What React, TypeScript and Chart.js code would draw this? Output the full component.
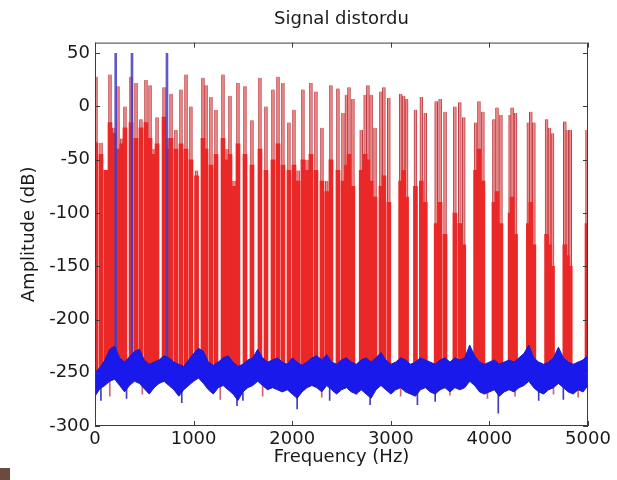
import React, { useEffect, useRef } from "react";
import { Chart, registerables } from "chart.js";

Chart.register(...registerables);

const TITLE = "Signal distordu";
const X_LABEL = "Frequency (Hz)";
const Y_LABEL = "Amplitude (dB)";
const X_TICKS = [0, 1000, 2000, 3000, 4000, 5000];
const Y_TICKS = [-300, -250, -200, -150, -100, -50, 0, 50];

// Red (distorted) spectrum: harmonic lines (Hz), their peak level and the level of the dense red skirt
const RED_FREQ = [
  10, 61, 110, 152, 190, 233, 270, 304, 365, 416, 466, 517, 558, 600, 629, 700, 740, 771, 821, 872,
  923, 973, 1030, 1095, 1126, 1176, 1227, 1298, 1340, 1369, 1410, 1450, 1521, 1592, 1673, 1734, 1805, 1856, 1906, 1967,
  2018, 2060, 2109, 2150, 2190, 2241, 2302, 2350, 2393, 2464, 2515, 2550, 2576, 2616, 2700, 2740, 2768, 2800, 2840, 2900,
  2930, 2980, 3100, 3130, 3160, 3250, 3310, 3350, 3460, 3500, 3550, 3650, 3700, 3740, 3860, 3894, 3934, 4046, 4077, 4117,
  4210, 4230, 4265, 4395, 4420, 4451, 4580, 4610, 4640, 4765, 4790, 4820, 4990,
];
const RED_PEAK = [
  28, -34, -60, 30, -20, 19, -30, 0, 28, 22, -12, 25, 20, -40, -10, 18, -30, 12, -22, 16,
  30, 0, -60, 27, 20, 9, -3, 30, -40, 10, -70, 22, 19, -13, 27, 0, 16, 28, 22, -15,
  -3, -60, 16, -50, 22, 14, -20, -70, 20, 17, -6, 11, 18, 7, -22, 11, 20, 11, -20, 14,
  18, 8, 12, 10, 7, -3, 9, -6, 5, 7, -5, 0, 4, -10, -15, 5, -5, -12, -1, -8,
  -8, -1, -6, -15, -5, -15, -12, -20, -25, -14, -22, -22, -22,
];
const RED_CORE = [
  -34, -45, -60, -15, -25, -40, -35, -20, -15, -30, -20, -15, -30, -45, -35, -10, -40, -30, -40, -35,
  -40, -50, -65, -30, -40, -55, -45, -30, -50, -45, -75, -35, -45, -55, -40, -60, -50, -35, -55, -60,
  -55, -70, -50, -60, -45, -60, -70, -80, -50, -60, -70, -55, -45, -75, -60, -45, -50, -70, -85, -75,
  -65, -90, -70, -60, -85, -75, -70, -90, -110, -90, -120, -100, -110, -130, -60, -40, -70, -90, -80, -110,
  -100, -85, -120, -110, -90, -130, -120, -130, -150, -130, -140, -150, -110,
];
const RED_BASE = -250;

// Red floor dips below the noise band
const RED_DIP_FREQ = [150, 480, 1270, 1700, 2300, 2650, 3100, 3600, 3980, 4260, 4650, 4900];
const RED_DIP_LOW = [-272, -270, -275, -272, -273, -270, -272, -271, -274, -272, -270, -273];

// Blue (clean) spectrum: the three tones
const BLUE_TONE_FREQ = [210, 375, 730];
const BLUE_TONE_PEAK = [50, 50, 50];

// Blue noise floor envelope
const NOISE_FREQ = [
  0, 50, 100, 150, 200, 250, 300, 350, 400, 450, 500, 550, 600, 650, 700, 750, 800, 850, 900, 950,
  1000, 1050, 1100, 1150, 1200, 1250, 1300, 1350, 1400, 1450, 1500, 1550, 1600, 1650, 1700, 1750, 1800, 1850, 1900, 1950,
  2000, 2050, 2100, 2150, 2200, 2250, 2300, 2350, 2400, 2450, 2500, 2550, 2600, 2650, 2700, 2750, 2800, 2850, 2900, 2950,
  3000, 3050, 3100, 3150, 3200, 3250, 3300, 3350, 3400, 3450, 3500, 3550, 3600, 3650, 3700, 3750, 3800, 3850, 3900, 3950,
  4000, 4050, 4100, 4150, 4200, 4250, 4300, 4350, 4400, 4450, 4500, 4550, 4600, 4650, 4700, 4750, 4800, 4850, 4900, 4950,
  5000,
];
const BLUE_TOP = [
  -250, -245, -238, -228, -225, -236, -240, -235, -230, -228, -238, -242, -240, -238, -234, -236, -240, -242, -244, -238,
  -232, -227, -230, -240, -243, -240, -236, -234, -240, -244, -242, -238, -236, -228, -236, -240, -238, -236, -240, -242,
  -236, -240, -243, -240, -236, -234, -238, -233, -240, -242, -238, -236, -240, -242, -238, -236, -240, -236, -231, -238,
  -242, -240, -236, -238, -242, -240, -236, -238, -240, -242, -238, -236, -240, -236, -238, -236, -224, -234, -240, -242,
  -240, -238, -242, -240, -238, -240, -236, -232, -224, -236, -240, -242, -240, -236, -226, -236, -240, -242, -240, -238,
  -233,
];
const BLUE_BOTTOM = [
  -272, -265, -262, -258, -256, -262, -268, -262, -258, -260, -265, -270, -264, -260, -258, -262, -266, -272, -266, -262,
  -258, -255, -260, -266, -270, -264, -262, -266, -270, -276, -268, -264, -262, -258, -262, -266, -264, -266, -268, -266,
  -270, -274, -268, -264, -262, -264, -268, -262, -266, -270, -266, -264, -268, -270, -266, -270, -274, -266, -262, -266,
  -270, -266, -264, -268, -270, -272, -266, -264, -268, -270, -266, -264, -268, -264, -266, -264, -258, -262, -268, -270,
  -268, -266, -272, -268, -266, -268, -264, -262, -258, -264, -268, -270, -266, -264, -260, -264, -268, -270, -266, -268,
  -262,
];
const BLUE_DIP_FREQ = [60, 320, 880, 1440, 1500, 2050, 2380, 2790, 3270, 3450, 4090, 4500, 4750];
const BLUE_DIP_LOW = [-276, -274, -278, -281, -276, -284, -276, -280, -280, -277, -288, -276, -275];

const FONT = { family: "'DejaVu Sans', sans-serif", size: 18, weight: "normal" as const };
const TEXT = "#1a1a1a";

const boxPlugin = {
  id: "matlabBox",
  afterDatasetsDraw(chart: any) {
    const { ctx, chartArea: a, scales } = chart;
    ctx.save();
    ctx.strokeStyle = "#3c3c3c";
    ctx.lineWidth = 1;
    ctx.strokeRect(a.left + 0.5, a.top + 0.5, a.right - a.left - 1, a.bottom - a.top - 1);
    const L = 5;
    ctx.beginPath();
    scales.x.ticks.forEach((t: any) => {
      const px = Math.round(scales.x.getPixelForValue(t.value)) + 0.5;
      ctx.moveTo(px, a.bottom);
      ctx.lineTo(px, a.bottom - L);
      ctx.moveTo(px, a.top);
      ctx.lineTo(px, a.top + L);
    });
    scales.y.ticks.forEach((t: any) => {
      const py = Math.round(scales.y.getPixelForValue(t.value)) + 0.5;
      ctx.moveTo(a.left, py);
      ctx.lineTo(a.left + L, py);
      ctx.moveTo(a.right, py);
      ctx.lineTo(a.right - L, py);
    });
    ctx.stroke();
    ctx.restore();
  },
};

export default function App() {
  const ref = useRef<HTMLCanvasElement | null>(null);

  useEffect(() => {
    if (!ref.current) return;
    const chart = new Chart(ref.current, {
      type: "bar",
      data: {
        datasets: [
          {
            type: "bar",
            data: RED_FREQ.map((f, i) => ({ x: f, y: [RED_BASE, RED_PEAK[i]] })),
            backgroundColor: "rgb(242,140,136)",
            borderColor: "rgb(185,60,70)",
            borderWidth: { left: 1, right: 1, top: 0, bottom: 0 },
            borderSkipped: false,
            barThickness: 3,
            grouped: false,
            order: 10,
          } as any,
          {
            type: "bar",
            data: RED_FREQ.map((f, i) => ({ x: f, y: [RED_BASE, RED_CORE[i]] })),
            backgroundColor: "rgb(234,40,40)",
            borderWidth: 0,
            barThickness: 4,
            grouped: false,
            order: 9,
          } as any,
          {
            type: "bar",
            data: RED_DIP_FREQ.map((f, i) => ({ x: f, y: [-255, RED_DIP_LOW[i]] })),
            backgroundColor: "rgba(200,70,100,0.85)",
            borderWidth: 0,
            barThickness: 1,
            grouped: false,
            order: 8,
          } as any,
          {
            type: "bar",
            data: BLUE_TONE_FREQ.map((f, i) => ({ x: f, y: [RED_BASE, BLUE_TONE_PEAK[i]] })),
            backgroundColor: "rgba(70,60,190,0.85)",
            borderWidth: 0,
            barThickness: 2,
            grouped: false,
            order: 7,
          } as any,
          {
            type: "bar",
            data: BLUE_DIP_FREQ.map((f, i) => ({ x: f, y: [-258, BLUE_DIP_LOW[i]] })),
            backgroundColor: "rgba(40,40,190,0.9)",
            borderWidth: 0,
            barThickness: 1,
            grouped: false,
            order: 4,
          } as any,
          {
            type: "line",
            data: NOISE_FREQ.map((f, i) => ({ x: f, y: BLUE_TOP[i] })),
            borderColor: "rgb(35,30,170)",
            borderWidth: 1,
            pointRadius: 0,
            fill: false,
            order: 3,
          } as any,
          {
            type: "line",
            data: NOISE_FREQ.map((f, i) => ({ x: f, y: BLUE_BOTTOM[i] })),
            borderColor: "rgb(35,30,170)",
            backgroundColor: "rgb(25,25,235)",
            borderWidth: 1,
            pointRadius: 0,
            fill: "-1",
            order: 2,
          } as any,
        ],
      },
      options: {
        responsive: false,
        animation: false,
        devicePixelRatio: 1,
        layout: { padding: { left: 0, right: 29, top: 0, bottom: 0 } },
        plugins: {
          legend: { display: false },
          tooltip: { enabled: false },
          title: {
            display: true,
            text: TITLE,
            fullSize: false,
            color: TEXT,
            font: FONT,
            padding: { top: 9, bottom: 12 },
          },
        },
        scales: {
          x: {
            type: "linear",
            min: 0,
            max: 5000,
            offset: false,
            grid: { display: false, drawTicks: false },
            border: { display: false },
            ticks: {
              padding: 3,
              color: TEXT,
              font: FONT,
              maxRotation: 0,
              autoSkip: false,
              callback: (v: any) => String(v),
            },
            afterBuildTicks: (s: any) => {
              s.ticks = X_TICKS.map((v) => ({ value: v }));
            },
            afterFit: (s: any) => {
              s.height = 54;
            },
            title: { display: true, text: X_LABEL, color: TEXT, font: FONT, padding: { top: 0, bottom: 12 } },
          },
          y: {
            type: "linear",
            min: -300,
            max: 60,
            grid: { display: false, drawTicks: false },
            border: { display: false },
            ticks: {
              padding: 5,
              color: TEXT,
              font: FONT,
              autoSkip: false,
              callback: (v: any) => String(v),
            },
            afterBuildTicks: (s: any) => {
              s.ticks = Y_TICKS.map((v) => ({ value: v }));
            },
            afterFit: (s: any) => {
              s.width = 95;
            },
            title: { display: true, text: Y_LABEL, color: TEXT, font: FONT, padding: { top: 19, bottom: 0 } },
          },
        },
      } as any,
      plugins: [boxPlugin],
    });
    return () => chart.destroy();
  }, []);

  return (
    <div style={{ position: "absolute", left: 0, top: 0, width: 617, height: 480, background: "#fff" }}>
      <canvas ref={ref} width={617} height={480} style={{ width: 617, height: 480, display: "block" }} />
      <div style={{ position: "absolute", left: 0, top: 468, width: 10, height: 12, background: "#6b4a40" }} />
    </div>
  );
}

•••••

# Task details
Reproduce only the lines from the beginning of the data through the line that contains "const RED_BASE = -250;", both included, and please drop the pictures.

# Expected answer
What React, TypeScript and Chart.js code would draw this? Output the full component.
import React, { useEffect, useRef } from "react";
import { Chart, registerables } from "chart.js";

Chart.register(...registerables);

const TITLE = "Signal distordu";
const X_LABEL = "Frequency (Hz)";
const Y_LABEL = "Amplitude (dB)";
const X_TICKS = [0, 1000, 2000, 3000, 4000, 5000];
const Y_TICKS = [-300, -250, -200, -150, -100, -50, 0, 50];

// Red (distorted) spectrum: harmonic lines (Hz), their peak level and the level of the dense red skirt
const RED_FREQ = [
  10, 61, 110, 152, 190, 233, 270, 304, 365, 416, 466, 517, 558, 600, 629, 700, 740, 771, 821, 872,
  923, 973, 1030, 1095, 1126, 1176, 1227, 1298, 1340, 1369, 1410, 1450, 1521, 1592, 1673, 1734, 1805, 1856, 1906, 1967,
  2018, 2060, 2109, 2150, 2190, 2241, 2302, 2350, 2393, 2464, 2515, 2550, 2576, 2616, 2700, 2740, 2768, 2800, 2840, 2900,
  2930, 2980, 3100, 3130, 3160, 3250, 3310, 3350, 3460, 3500, 3550, 3650, 3700, 3740, 3860, 3894, 3934, 4046, 4077, 4117,
  4210, 4230, 4265, 4395, 4420, 4451, 4580, 4610, 4640, 4765, 4790, 4820, 4990,
];
const RED_PEAK = [
  28, -34, -60, 30, -20, 19, -30, 0, 28, 22, -12, 25, 20, -40, -10, 18, -30, 12, -22, 16,
  30, 0, -60, 27, 20, 9, -3, 30, -40, 10, -70, 22, 19, -13, 27, 0, 16, 28, 22, -15,
  -3, -60, 16, -50, 22, 14, -20, -70, 20, 17, -6, 11, 18, 7, -22, 11, 20, 11, -20, 14,
  18, 8, 12, 10, 7, -3, 9, -6, 5, 7, -5, 0, 4, -10, -15, 5, -5, -12, -1, -8,
  -8, -1, -6, -15, -5, -15, -12, -20, -25, -14, -22, -22, -22,
];
const RED_CORE = [
  -34, -45, -60, -15, -25, -40, -35, -20, -15, -30, -20, -15, -30, -45, -35, -10, -40, -30, -40, -35,
  -40, -50, -65, -30, -40, -55, -45, -30, -50, -45, -75, -35, -45, -55, -40, -60, -50, -35, -55, -60,
  -55, -70, -50, -60, -45, -60, -70, -80, -50, -60, -70, -55, -45, -75, -60, -45, -50, -70, -85, -75,
  -65, -90, -70, -60, -85, -75, -70, -90, -110, -90, -120, -100, -110, -130, -60, -40, -70, -90, -80, -110,
  -100, -85, -120, -110, -90, -130, -120, -130, -150, -130, -140, -150, -110,
];
const RED_BASE = -250;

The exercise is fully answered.